About story clustering, popularity, and personalization
The Library Clips blog has two very interesting posts about clustering, popularity and personalization. The first post explains how “clustered stories” help bloggers:
“Just say you have 1000 unread items in your RSS Reader, you boil a cup of chai and get into rss zen mode.
You come across a really cool story you want to blog about, but before you publish a post you want to see who else may have posted on this same story, so you cruise around your RSS Reader clicking on your favourite feeds to see if they have also reported on the story.”

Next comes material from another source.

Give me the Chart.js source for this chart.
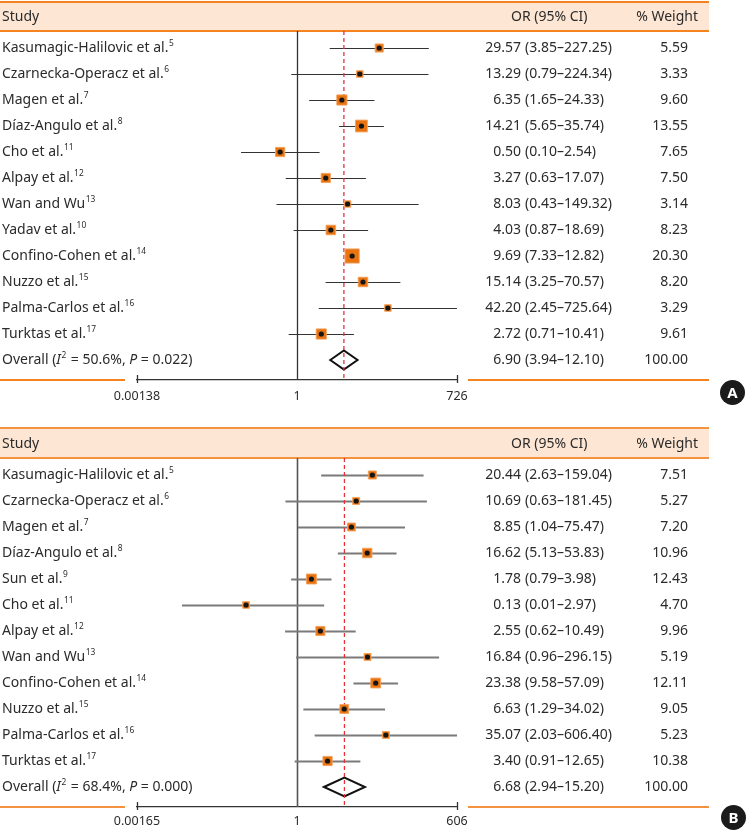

Indeed, clustering stories, which basically means grouping related articles and blog posts, can be useful for both the power users/bloggers, because it helps them stay updated with the latest blogosphere buzz, and the persons who just want the essential stories, and need to skip the details. Of course, clustering is powerful if it is combined with a mechanism for detecting and eliminating duplicates: articles which are just identical copies of the same story. MyFeedz manages to do both things, by detecting which stories link or refer to other stories, and which are simply copies of others, and then presenting this information in an organized way for the readers.

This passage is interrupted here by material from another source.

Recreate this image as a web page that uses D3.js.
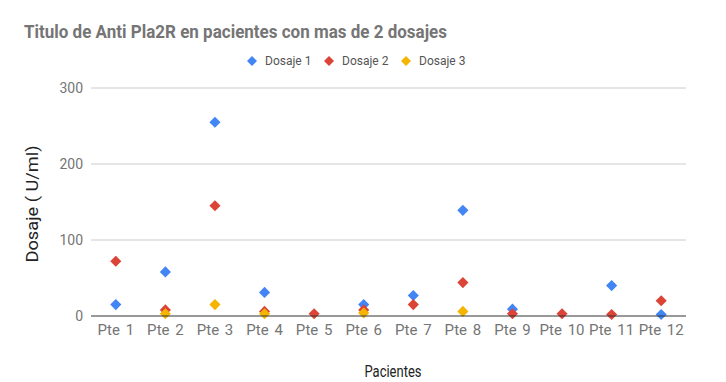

In the second post, we find out the advantages of having a personalization engine (that learns from each user’s reading habits - just as myFeedz does).

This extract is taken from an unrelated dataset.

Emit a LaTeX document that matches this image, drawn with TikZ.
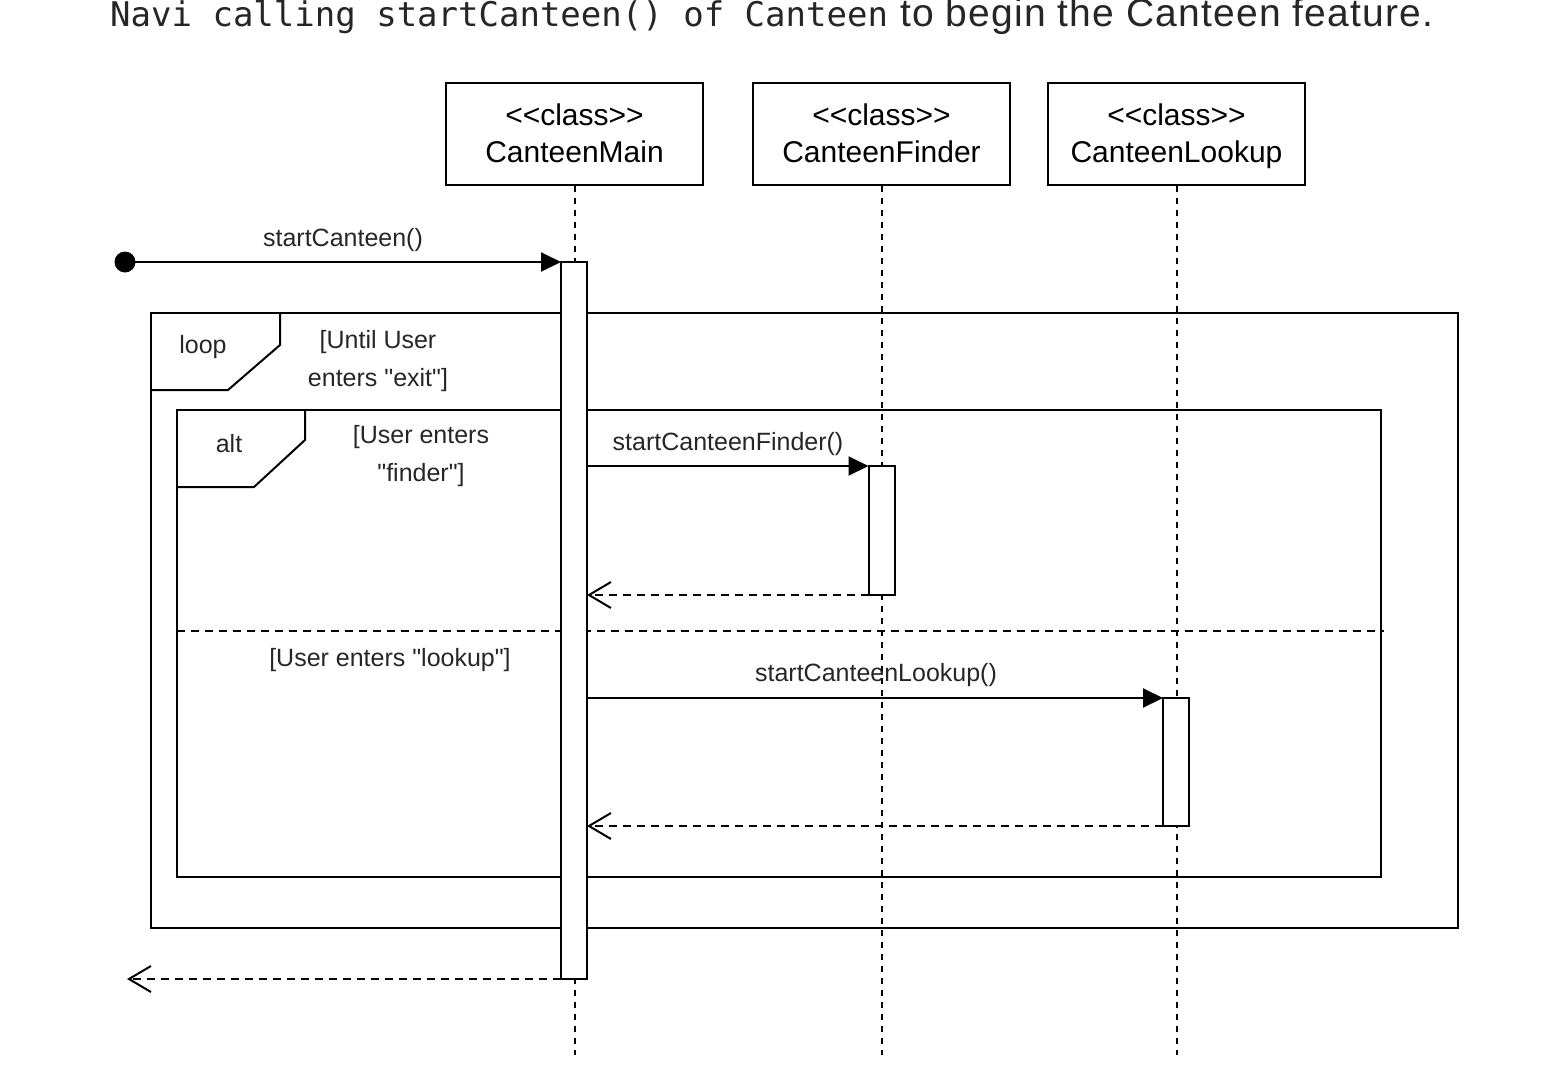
\documentclass[tikz,border=0pt]{standalone}
\usepackage{fontspec}
\setmainfont{Liberation Sans}[Ligatures=TeXOff]
\setmonofont{DejaVu Sans Mono}[Ligatures=TeXOff]
\newfontfamily\capsans{Liberation Sans}[Ligatures=TeXOff, LetterSpace=3]
\usetikzlibrary{arrows.meta}
\tikzset{
  cls/.style={draw, line width=2pt, minimum width=257pt, minimum height=102pt, align=center,
    font=\fontsize{30}{37}\selectfont, inner sep=0pt},
  clstext/.style={align=center, font=\fontsize{30}{37}\selectfont, inner sep=0pt},
  life/.style={line width=2pt, dash pattern=on 6pt off 6pt},
  actbar/.style={draw, fill=white, line width=2pt, minimum width=26pt, inner sep=0pt, outer sep=0pt},
  frame/.style={draw, line width=2pt, inner sep=0pt, outer sep=0pt},
  msg/.style={line width=2pt, -{Triangle[length=20pt,width=19pt]}},
  ret/.style={line width=2pt, dash pattern=on 8pt off 6pt, -{Straight Barb[length=22pt,width=26pt,line width=2pt]}},
  lbl/.style={font=\fontsize{25}{38}\selectfont, inner sep=0pt, text=black!85},
  sep/.style={line width=2pt, dash pattern=on 8pt off 6pt},
}
\begin{document}
\begin{tikzpicture}[x=1pt,y=-1pt]
\useasboundingbox (0,0) rectangle (1548,1082);
% caption (cut at the top, as in the reference)
\node[anchor=base west, inner sep=0pt, text=black!85] (cap) at (110,26)
  {\fontsize{34}{40}\selectfont\ttfamily Navi calling startCanteen() of Canteen\fontsize{39}{40}\selectfont\capsans\ to begin the Canteen feature.};
% frames
\node[frame, minimum width=1307pt, minimum height=615pt] (loopf) at (804.5,620.5) {};
\draw[line width=2pt] (loopf.north west) ++(129,0) coordinate (lt1) -- ++(0,32) -- ++(-52,45) coordinate (lt2) -- (loopf.west |- lt2);
\node[lbl] (looplbl) at (203,347) {loop};
\node[lbl, align=center] (loopguard) at (378,361) {[Until User\\enters "exit"]};
\node[frame, minimum width=1204pt, minimum height=467pt] (altf) at (779,643.5) {};
\draw[line width=2pt] (altf.north west) ++(128,0) coordinate (at1) -- ++(0,30) -- ++(-51,47) coordinate (at2) -- (altf.west |- at2);
\node[lbl] (altlbl) at (229,444) {alt};
\node[lbl, align=center] (altguard1) at (421,456) {[User enters\\"finder"]};
\coordinate (sepL) at (177,631);
\coordinate (sepR) at (1384,631);
\draw[sep] (sepL) -- (sepR);
\node[lbl] (altguard2) at (390,660) {[User enters "lookup"]};
% classes
\node[cls] (cm) at (574.5,134) {};
\node[cls] (cf) at (881.5,134) {};
\node[cls] (cl) at (1176.5,134) {};
\node[clstext] (cmt) at (574.5,139) {<\kern0pt<class>\kern0pt>\\CanteenMain\strut};
\node[clstext] (cft) at (881.5,139) {<\kern0pt<class>\kern0pt>\\CanteenFinder\strut};
\node[clstext] (clt) at (1176.5,139) {<\kern0pt<class>\kern0pt>\\CanteenLookup\strut};
\coordinate (cmEnd) at (574.5,1055);
\coordinate (cfEnd) at (881.5,1055);
\coordinate (clEnd) at (1176.5,1055);
\draw[life] (cm.south) -- (cmEnd);
\draw[life] (cf.south) -- (cfEnd);
\draw[life] (cl.south) -- (clEnd);
% activations
\node[actbar, minimum height=717pt] (am) at (574,620.5) {};
\node[actbar, minimum height=129pt] (af) at (881.5,530.5) {};
\node[actbar, minimum height=128pt] (al) at (1176,762) {};
% start
\node[circle, fill=black, minimum size=21pt, inner sep=0pt] (start) at (125,262) {};
\draw[msg] (start.center) -- (am.north west);
\node[lbl] (l0) at (343,240) {startCanteen()};
\draw[msg] (am.east |- af.north) -- (af.north west);
\node[lbl] (l1) at (728,444) {startCanteenFinder()};
\draw[ret] (af.south west) -- (am.east |- af.south);
\draw[msg] (am.east |- al.north) -- (al.north west);
\node[lbl] (l2) at (876,675) {startCanteenLookup()};
\draw[ret] (al.south west) -- (am.east |- al.south);
\coordinate (endRet) at (127,979);
\draw[ret] (am.south west) -- (endRet);
\end{tikzpicture}
\end{document}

“What I’m saying here is that I still want clustered items, but I want stories ranked according to me, not just how popular everyone thinks they are. In fact, I want both, show me two streams:
Stream 1 - stories ranked based on my attention
Stream 2 - stories ranked by blogosphere popularity”
Of course, it often helps to see what is also popular for the community. MyFeedz offers the best of both worlds: top articles for your profile and top articles from the community of users.
February 17th, 2007 at 4:48 am
For the past 4 years, I’ve had to do all this manually. When Tailrank started doing what they do, I figured that was as good as it would get. However, I would rather my interests grow from what I read, rather than what others link to. In fact, I had a slightly-less ambitious project that required people to enter their feeds just in this manner to do the same thing.
I really hope that I don’t get the problem with Tailrank, in that it constantly feeds me the most popular stories of the day, but the ones I have absolutely no interest in.
February 20th, 2007 at 11:26 am
Hello,
I see your point. The real issue here is striking a balance between what the community finds interesting and what you find interesting. Or, better yet, offering the best of both worlds. And I think this is what myFeedz is trying to achieve, to some extent.